Saying that's what you would see is a bit like saying that if you push something it will keep moving forever. It's the physicist's answer, assuming ideal conditions.

In reality, the initial collapse probably won't include all the mass of the object, including any dust or gas orbiting nearby it. So your lovely "fading from sight" black hole will be there, but obscured by the raging maelstrom (always wanted to use that word) of material now circling the plug-hole around it and heated to $DEITY knows what temperature.


ill throw equal quantity of vacuum to see if it counters your quarter :D


Imagine a far future game where bored teenagers grab the family spaceship, find a neutron star just below the blackhole limit, and throw things into it until it makes the switch. How fun would that be?!


You couldn't actually do that. Time dialation means the thrown object would never actually hit the neutron star from your POV and the black hole would never form.


ok. black hole and neutron star are between a silver line. I understand the idea of switch you spoke about.

throw void into black hole (becomes neutron star)

throw little piece of black hole into neutron star (becomes black hole)

aah. little theory.

blackhole mass can be used to convert neutron star to a blackhole.

A balance between blackhole and neutron star.


You can turn a neutron star into a black hole, but you cannot turn a black hole into anything else, only make them bigger.


They actually measured a mass of 2.14


[flagged]


1. Miles are Roman, not Medieval.

2. What would be medieval would be a superstitious reaction to units of measurement as if they were purity religion cult signifiers rather than simple rational concepts to be converted between at will, depending on the task at hand.


> Miles are Roman, not Medieval

English miles aren't.

Also, the conversion wasn't done correctly, there was no need to convert it al all, and SI units are the preferred unit of measurement in science.


Who do you think ruled Britain until 410AD and give the English their mile, which is simply the word for "1000" in Latin?

And I think that the press release is in error here. There was no radius measurement proposed in the Nature Astronomy paper. However, the radius in the press release is far to large. See:

https://i.imgur.com/Y34OspJ.png (From https://arxiv.org/pdf/1603.02698.pdf)

Something on the order of 6-10 miles for a 2.14 M neutron star is much more appropriate.

Notice that this measurement may rule out some of our models (mostly the gray lines on the left of the chart) that don't predict neutron stars this massive.


I think you're conflating the historic etymology around the word mile, versus the US mile conversion rate to SI unit (metre).


The "correct" conversion to (modern) miles would be 20, both because 30 has only one significant digit and because it makes more sense to round 18.x to 20 than to 15.


> The "correct" conversion to (modern) miles would be 20

In nautical miles it would be closer to 15 ;-)


I love how in the vastness of space where things are mind boggingly big neutron stars are mind boggingly small.


OP here.
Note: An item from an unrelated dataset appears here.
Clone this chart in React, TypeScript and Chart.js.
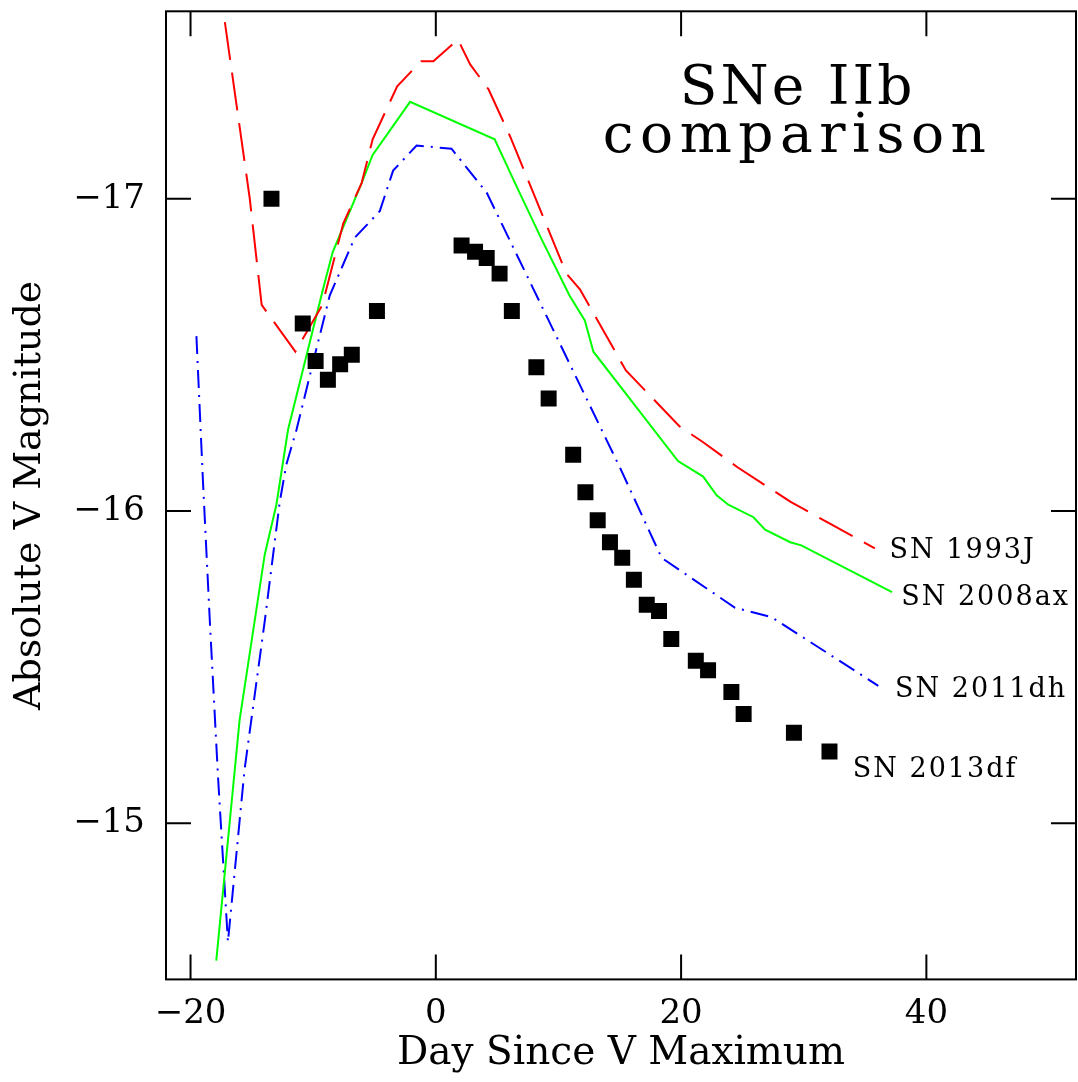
import React, { useEffect, useRef } from 'react';
import { Chart, registerables } from 'chart.js';

Chart.register(...registerables);

// SN 1993J (red dashed)
const sn1993jDays = [-17.2, -15.17, -14.2, -11.45, -9.25, -7.55, -6.05, -5.15, -3.15, -1.2, -0.2, 1.8, 2.8, 4.3, 6.05, 10.65, 11.75, 15.5, 19.9, 21.8, 24.6, 28.9, 32.1, 35.8];
const sn1993jMag = [-17.565, -17.0, -16.66, -16.51, -16.66, -16.92, -17.05, -17.19, -17.36, -17.44, -17.44, -17.51, -17.43, -17.35, -17.2, -16.76, -16.71, -16.45, -16.27, -16.22, -16.14, -16.03, -15.96, -15.88];

// SN 2008ax (green solid)
const sn2008axDays = [-17.9, -16.0, -13.95, -13.0, -12.05, -9.2, -8.4, -6.05, -5.15, -2.1, 4.8, 6.7, 8.75, 10.9, 12.15, 12.85, 19.75, 21.8, 22.9, 23.85, 25.9, 26.85, 28.9, 29.8, 37.2];
const sn2008axMag = [-14.56, -15.33, -15.86, -16.02, -16.26, -16.71, -16.83, -17.05, -17.14, -17.31, -17.19, -17.03, -16.86, -16.69, -16.61, -16.51, -16.16, -16.11, -16.05, -16.02, -15.98, -15.94, -15.9, -15.89, -15.74];

// SN 2011dh (blue dash-dot)
const sn2011dhDays = [-19.52, -18.98, -18.43, -17.76, -16.95, -15.6, -13.94, -12.72, -12.18, -11.36, -9.73, -8.65, -6.61, -4.57, -3.48, -1.57, 1.28, 4.14, 15.0, 18.41, 24.4, 27.38, 36.08];
const sn2011dhMag = [-16.56, -16.09, -15.65, -15.15, -14.62, -15.17, -15.65, -16.03, -16.15, -16.26, -16.52, -16.69, -16.875, -16.96, -17.09, -17.17, -17.16, -17.02, -16.14, -15.85, -15.69, -15.66, -15.44];

// SN 2013df (black squares)
const sn2013dfDays = [-13.4, -10.85, -9.8, -8.8, -7.8, -6.85, -4.8, 2.1, 3.2, 4.15, 5.2, 6.2, 8.2, 9.2, 11.2, 12.2, 13.2, 14.2, 15.2, 16.15, 17.2, 18.2, 19.2, 21.2, 22.2, 24.1, 25.1, 29.2, 32.1];
const sn2013dfMag = [-17.0, -16.6, -16.48, -16.42, -16.47, -16.5, -16.64, -16.85, -16.83, -16.81, -16.76, -16.64, -16.46, -16.36, -16.18, -16.06, -15.97, -15.9, -15.85, -15.78, -15.7, -15.68, -15.59, -15.52, -15.49, -15.42, -15.35, -15.29, -15.23];

// Text annotations
const curveLabels = ['SN 1993J', 'SN 2008ax', 'SN 2011dh', 'SN 2013df'];
const curveLabelDays = [37.0, 37.95, 37.45, 34.0];
const curveLabelMags = [-15.848, -15.698, -15.405, -15.147];
const titleLines = ['SNe IIb', 'comparison'];
const titleDay = 29.5;
const titleMags = [-17.303, -17.151];

// Tick labels
const xTickLabels = [-20, 0, 20, 40];
const yTickLabels = [-17, -16, -15];

const FONT = '"DejaVu Serif", serif';

const zip = (xs: number[], ys: number[]) => xs.map((x, i) => ({ x, y: ys[i] }));
const near = (a: number, b: number) => Math.abs(a - b) < 1e-6;
const isMultiple = (v: number, step: number) => Math.abs(v / step - Math.round(v / step)) < 1e-6;
const fmt = (v: number) => (v < 0 ? '\u2212' + Math.abs(v) : String(v));

const PLOT_RIGHT_GAP = 2;

const framePlugin = {
  id: 'framePlugin',
  afterLayout(chart: any) {
    // keep the plot frame flush with the right side of the canvas
    const a = chart.chartArea;
    const xs = chart.scales.x;
    const right = chart.width - PLOT_RIGHT_GAP;
    a.right = right;
    a.width = a.right - a.left;
    xs.right = right;
    xs.width = xs.right - xs.left;
    xs.configure();
  },
  afterDraw(chart: any) {
    const { ctx, chartArea: a, scales } = chart;
    const xs = scales.x;
    const ys = scales.y;
    ctx.save();
    ctx.strokeStyle = '#000';
    ctx.lineWidth = 2;
    ctx.setLineDash([]);
    ctx.strokeRect(a.left, a.top, a.right - a.left, a.bottom - a.top);
    ctx.beginPath();
    xs.ticks.forEach((t: any) => {
      const v = t.value;
      if (!isMultiple(v, 5)) return;
      const len = isMultiple(v, 20) ? 25 : 12.5;
      const p = xs.getPixelForValue(v);
      ctx.moveTo(p, a.bottom);
      ctx.lineTo(p, a.bottom - len);
      ctx.moveTo(p, a.top);
      ctx.lineTo(p, a.top + len);
    });
    ys.ticks.forEach((t: any) => {
      const v = t.value;
      if (!isMultiple(v, 0.2)) return;
      const len = isMultiple(v, 1) ? 25 : 12.5;
      const p = ys.getPixelForValue(v);
      ctx.moveTo(a.left, p);
      ctx.lineTo(a.left + len, p);
      ctx.moveTo(a.right, p);
      ctx.lineTo(a.right - len, p);
    });
    ctx.stroke();

    ctx.fillStyle = '#000';
    ctx.textBaseline = 'alphabetic';
    ctx.textAlign = 'center';
    ctx.font = '55px ' + FONT;
    const titleSpacing = [3, 6.5];
    titleLines.forEach((s, i) => {
      (ctx as any).letterSpacing = titleSpacing[i] + 'px';
      ctx.fillText(s, xs.getPixelForValue(titleDay), ys.getPixelForValue(titleMags[i]));
    });

    ctx.textAlign = 'left';
    ctx.font = '27px ' + FONT;
    (ctx as any).letterSpacing = '2px';
    curveLabels.forEach((s, i) => {
      ctx.fillText(s, xs.getPixelForValue(curveLabelDays[i]), ys.getPixelForValue(curveLabelMags[i]));
    });
    (ctx as any).letterSpacing = '0px';
    ctx.restore();
  },
};

const zeroPadding = (scale: any) => {
  scale.paddingTop = 0;
  scale.paddingBottom = 0;
  scale.paddingLeft = 0;
  scale.paddingRight = 0;
};

export default function App() {
  const ref = useRef<HTMLCanvasElement | null>(null);

  useEffect(() => {
    document.body.style.margin = '0';
    const canvas = ref.current;
    if (!canvas) return;
    const chart = new Chart(canvas, {
      type: 'scatter',
      data: {
        datasets: [
          {
            label: 'SN 2013df',
            data: zip(sn2013dfDays, sn2013dfMag),
            showLine: false,
            pointStyle: 'rect',
            pointRadius: 11.3,
            pointBackgroundColor: '#000',
            pointBorderWidth: 0,
            pointBorderColor: '#000',
            order: 0,
          },
          {
            label: 'SN 1993J',
            data: zip(sn1993jDays, sn1993jMag),
            showLine: true,
            borderColor: '#ff0000',
            borderWidth: 2,
            borderDash: [38, 13],
            pointRadius: 0,
            fill: false,
            order: 1,
          },
          {
            label: 'SN 2008ax',
            data: zip(sn2008axDays, sn2008axMag),
            showLine: true,
            borderColor: '#00ff00',
            borderWidth: 2,
            pointRadius: 0,
            fill: false,
            order: 2,
          },
          {
            label: 'SN 2011dh',
            data: zip(sn2011dhDays, sn2011dhMag),
            showLine: true,
            borderColor: '#0000ff',
            borderWidth: 2,
            borderDash: [18, 7, 2, 7],
            pointRadius: 0,
            fill: false,
            order: 3,
          },
        ],
      },
      options: {
        animation: false,
        responsive: false,
        devicePixelRatio: 1,
        events: [],
        layout: { padding: { top: 7.5, right: 2, bottom: 0, left: 0 } },
        plugins: {
          legend: { display: false },
          tooltip: { enabled: false },
          title: { display: false },
        },
        scales: {
          x: {
            type: 'linear',
            min: -22,
            max: 52.2,
            grid: { display: false, drawTicks: false },
            border: { display: false },
            ticks: {
              stepSize: 5,
              includeBounds: false,
              autoSkip: false,
              maxRotation: 0,
              minRotation: 0,
              padding: 14,
              color: '#000',
              font: { family: FONT, size: 34 },
              callback: (value: any) => {
                const m = xTickLabels.find((t) => near(t, Number(value)));
                return m === undefined ? null : fmt(m);
              },
            },
            title: {
              display: true,
              text: 'Day Since V Maximum',
              color: '#000',
              font: { family: FONT, size: 39 },
              padding: { top: 0, bottom: 5 },
            },
            afterFit: (scale: any) => {
              scale.height = 102.6;
              zeroPadding(scale);
            },
          },
          y: {
            type: 'linear',
            min: -17.6,
            max: -14.5,
            reverse: true,
            grid: { display: false, drawTicks: false },
            border: { display: false },
            ticks: {
              stepSize: 0.2,
              includeBounds: false,
              autoSkip: false,
              padding: 21,
              color: '#000',
              font: { family: FONT, size: 34 },
              callback: (value: any) => {
                const m = yTickLabels.find((t) => near(t, Number(value)));
                return m === undefined ? null : fmt(m);
              },
            },
            title: {
              display: true,
              text: 'Absolute V Magnitude',
              color: '#000',
              font: { family: FONT, size: 38 },
              padding: { top: 7, bottom: 0 },
            },
            afterFit: (scale: any) => {
              scale.width = 166;
              zeroPadding(scale);
            },
          },
        },
      },
      plugins: [framePlugin],
    } as any);
    return () => chart.destroy();
  }, []);

  return (
    <div style={{ width: 1078, height: 1082, position: 'relative' }}>
      <canvas ref={ref} width={1078} height={1082} style={{ display: 'block' }} />
    </div>
  );
}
I got that number from the CNN article [1], which they probably quoted for their US audience. It is neither medieval, nor meant to be accurate to the decimals.

I love HN comments, but this reminds me of the flame war threads that has very little relationship to the original subject :) Cheers!

[1] https://edition.cnn.com/2019/09/16/world/massive-neutron-sta...


16404 fathoms for anyone concerned.


Fathoms are usually used for depth.

I'd be more inclined to use leagues, which, when used at sea, in the English-speaking world, are usually three nautical miles or five point five five six kilometers.

So about 5.39 leagues across.

Since we use ships when we go to space and sea, I like the idea that space ships are naval.


"We have only ten knots of delta-v left, captain!"


Is space deep, or wide?


Neither. It's tall.


And long.


When I read the miscorrection of kilometres I was hoping someone would convert the various quantities to fit the oft' overlooked furlong–firkin–fortnight [1] measurement system.

[1] https://en.wikipedia.org/wiki/FFF_system


Probably using the first Fibonacci approximation 2:1, but 5:3 is better.


No harm in it either, we all know how to convert.


Parent's point was that GP's post proved this isn't the case.